▶ _Task objective_
Reproduce the listing below exactly, beginning with its first line and ending with the line that holds "GOAL_SHIFT = 13"; pictures are not part of the copy.

▶ _Supplied material_
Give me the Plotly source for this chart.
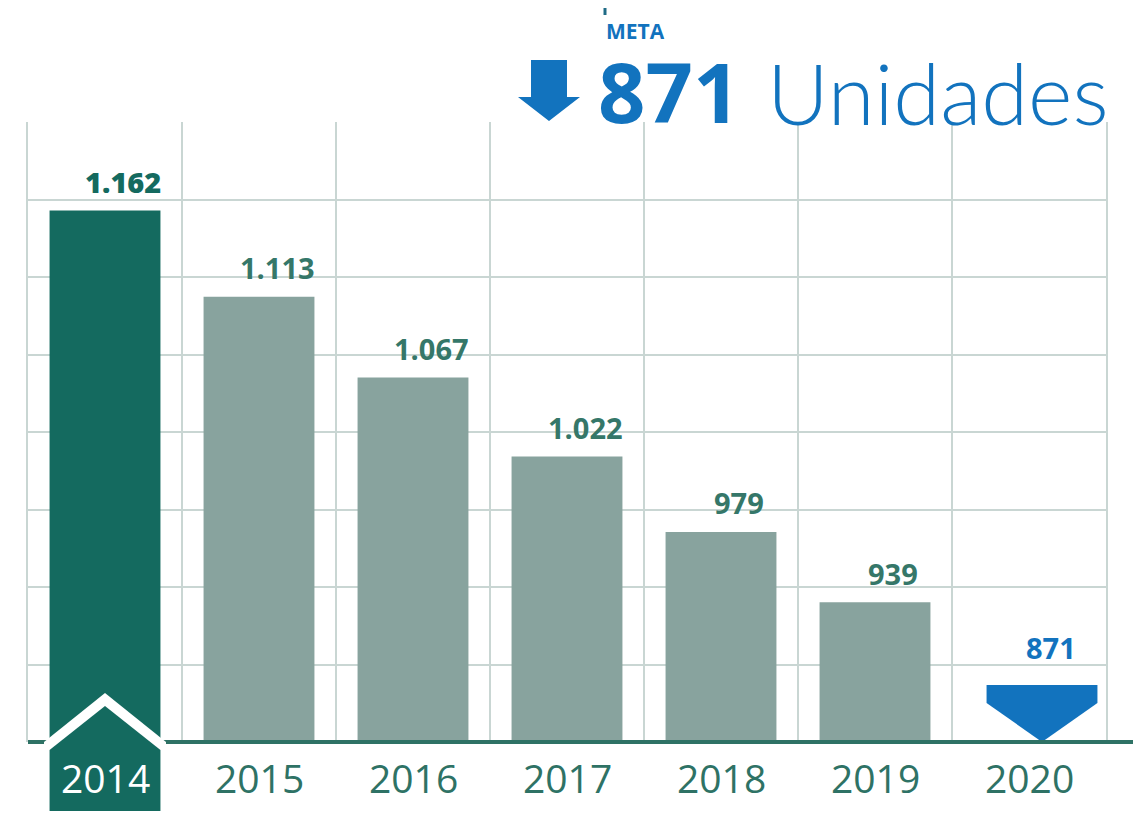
import plotly.graph_objects as go

# ---- data ----
years = ["2014", "2015", "2016", "2017", "2018", "2019", "2020"]
values = [1162, 1113, 1067, 1022, 979, 939, 871]
goal_index = 6            # 2020 is the goal (meta), drawn as an arrow, not a bar
title_tag = "META"
title_number = "871"
title_unit = "Unidades"

# ---- style / geometry (reference pixel coordinates) ----
PAGE_OFF = 8                     # default body margin of the html page
W, H = 1144 - PAGE_OFF, 821 - PAGE_OFF
PLOT_L, PLOT_R, PLOT_T, PLOT_BASE = 28, 1106, 122, 742
PW, PH = PLOT_R - PLOT_L, PLOT_BASE - PLOT_T
L = PLOT_L - PAGE_OFF
T = PLOT_T - PAGE_OFF
R = W - (PLOT_R - PAGE_OFF)
B = H - (PLOT_BASE - PAGE_OFF)
Y0, DT = 859.4, 44.125
Y1 = Y0 + 8 * DT
BAR_W = 0.72
N = len(years)
GOAL_SHIFT = 13 / PW             # goal arrow sits a bit right of its slot centre

DARK = "#146A5F"
GREY = "#88A39E"
LABEL = "#357769"
AXIS = "#2E7265"
GRID = "#C9D6D3"
BLUE = "#1273BE"
FONT = "Open Sans"


def fmt(v):
    return f"{v:,}".replace(",", ".")


def px_x(px):
    return (px - PLOT_L) / PW


def px_y(py):
    return (PLOT_BASE - py) / PH


def py_val(py):
    return Y0 + (PLOT_BASE - py) / PH * (Y1 - Y0)


def idx_x(i):
    return (i + 0.5) / N


fig = go.Figure()

bar_years = years[:goal_index]
bar_vals = values[:goal_index]
fig.add_trace(go.Bar(
    x=bar_years, y=bar_vals,
    marker=dict(color=[DARK] + [GREY] * (len(bar_vals) - 1), line=dict(width=0)),
    width=BAR_W, hoverinfo="x+y",
))

shapes = []
half = BAR_W / 2 / N               # half bar width in paper units
top_px, shoulder_px = 685, 703
gx = idx_x(goal_index) + GOAL_SHIFT
path = (f"M {gx - half} {px_y(top_px)} L {gx + half} {px_y(top_px)} "
        f"L {gx + half} {px_y(shoulder_px)} L {gx} {px_y(PLOT_BASE)} "
        f"L {gx - half} {px_y(shoulder_px)} Z")
shapes.append(dict(type="path", xref="paper", yref="paper", path=path,
                   fillcolor=BLUE, line=dict(width=0), layer="above"))
# axis line
shapes.append(dict(type="line", xref="paper", yref="paper", x0=0, x1=px_x(1133),
                   y0=0, y1=0, line=dict(color=AXIS, width=4), layer="above"))
# 2014 house: white outline then green body
hx = idx_x(0)
wo = 61 / PW
wpath = (f"M {hx} {px_y(693)} L {hx + wo} {px_y(742)} L {hx + wo} {px_y(752)} "
         f"L {hx - wo} {px_y(752)} L {hx - wo} {px_y(742)} Z")
shapes.append(dict(type="path", xref="paper", yref="paper", path=wpath,
                   fillcolor="white", line=dict(width=0), layer="above"))
gpath = (f"M {hx} {px_y(706)} L {hx + half} {px_y(750)} L {hx + half} {px_y(811)} "
         f"L {hx - half} {px_y(811)} L {hx - half} {px_y(750)} Z")
shapes.append(dict(type="path", xref="paper", yref="paper", path=gpath,
                   fillcolor=DARK, line=dict(width=0), layer="above"))
# title arrow
apath = (f"M {px_x(531)} {px_y(60)} L {px_x(567)} {px_y(60)} L {px_x(567)} {px_y(97)} "
         f"L {px_x(580)} {px_y(97)} L {px_x(549)} {px_y(121)} L {px_x(518)} {px_y(97)} "
         f"L {px_x(531)} {px_y(97)} Z")
shapes.append(dict(type="path", xref="paper", yref="paper", path=apath,
                   fillcolor=BLUE, line=dict(width=0), layer="above"))
# small tick above META
shapes.append(dict(type="line", xref="paper", yref="paper", x0=px_x(605), x1=px_x(605),
                   y0=px_y(0), y1=px_y(15), line=dict(color="#1F6B86", width=3), layer="above"))

annotations = []
# value labels (category axis: x given as category index)
for i, v in enumerate(values):
    if i == goal_index:
        annotations.append(dict(x=i, y=py_val(top_px), xref="x", yref="y", text=fmt(v),
                                showarrow=False, yanchor="middle", yshift=38, xshift=22,
                                font=dict(family=FONT, size=29, color=BLUE, weight=700)))
    else:
        annotations.append(dict(x=i, y=v, xref="x", yref="y", text=fmt(v),
                                showarrow=False, yanchor="middle", yshift=29, xshift=18,
                                font=dict(family=FONT, size=29, weight=800 if i == 0 else 700,
                                          color=DARK if i == 0 else LABEL)))
# year labels
for i, yr in enumerate(years):
    annotations.append(dict(x=i, y=px_y(777), xref="x", yref="paper", text=yr,
                            showarrow=False, yanchor="middle",
                            font=dict(family=FONT, size=39, color="white" if i == 0 else AXIS)))
# title
annotations.append(dict(x=px_x(604), y=px_y(31), xref="paper", yref="paper", text=title_tag,
                        showarrow=False, xanchor="left", yanchor="middle", height=22,
                        font=dict(family=FONT, size=21, color=BLUE, weight=700)))
annotations.append(dict(x=px_x(596), y=px_y(90), xref="paper", yref="paper", text=title_number,
                        showarrow=False, xanchor="left", yanchor="middle", height=72,
                        font=dict(family=FONT, size=83, color=BLUE, weight=700)))
annotations.append(dict(x=px_x(765), y=px_y(92), xref="paper", yref="paper", text=title_unit,
                        showarrow=False, xanchor="left", yanchor="middle", height=72,
                        font=dict(family="Lato", size=85, color=BLUE, weight=300)))

fig.update_layout(
    width=W, height=H,
    margin=dict(l=L, r=R, t=T, b=B, pad=0),
    paper_bgcolor="white", plot_bgcolor="white",
    showlegend=False,
    bargap=1 - BAR_W,
    shapes=shapes, annotations=annotations,
    xaxis=dict(type="category", categoryorder="array", categoryarray=years,
               range=[-0.5, N - 0.5], tickson="boundaries", showgrid=True,
               gridcolor=GRID, gridwidth=2, showticklabels=False, ticks="",
               showline=False, zeroline=False, fixedrange=True),
    yaxis=dict(range=[Y0, Y1 + 0.05], tick0=Y0, dtick=DT, tickmode="linear",
               showgrid=True, gridcolor=GRID, gridwidth=2, showticklabels=False,
               ticks="", zeroline=False, showline=True, mirror=True,
               linecolor=GRID, linewidth=2, fixedrange=True),
)

fig.write_html("out.html")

▶ _Written answer_
Give me the Plotly source for this chart.
import plotly.graph_objects as go

# ---- data ----
years = ["2014", "2015", "2016", "2017", "2018", "2019", "2020"]
values = [1162, 1113, 1067, 1022, 979, 939, 871]
goal_index = 6            # 2020 is the goal (meta), drawn as an arrow, not a bar
title_tag = "META"
title_number = "871"
title_unit = "Unidades"

# ---- style / geometry (reference pixel coordinates) ----
PAGE_OFF = 8                     # default body margin of the html page
W, H = 1144 - PAGE_OFF, 821 - PAGE_OFF
PLOT_L, PLOT_R, PLOT_T, PLOT_BASE = 28, 1106, 122, 742
PW, PH = PLOT_R - PLOT_L, PLOT_BASE - PLOT_T
L = PLOT_L - PAGE_OFF
T = PLOT_T - PAGE_OFF
R = W - (PLOT_R - PAGE_OFF)
B = H - (PLOT_BASE - PAGE_OFF)
Y0, DT = 859.4, 44.125
Y1 = Y0 + 8 * DT
BAR_W = 0.72
N = len(years)
GOAL_SHIFT = 13 / PW             # goal arrow sits a bit right of its slot centre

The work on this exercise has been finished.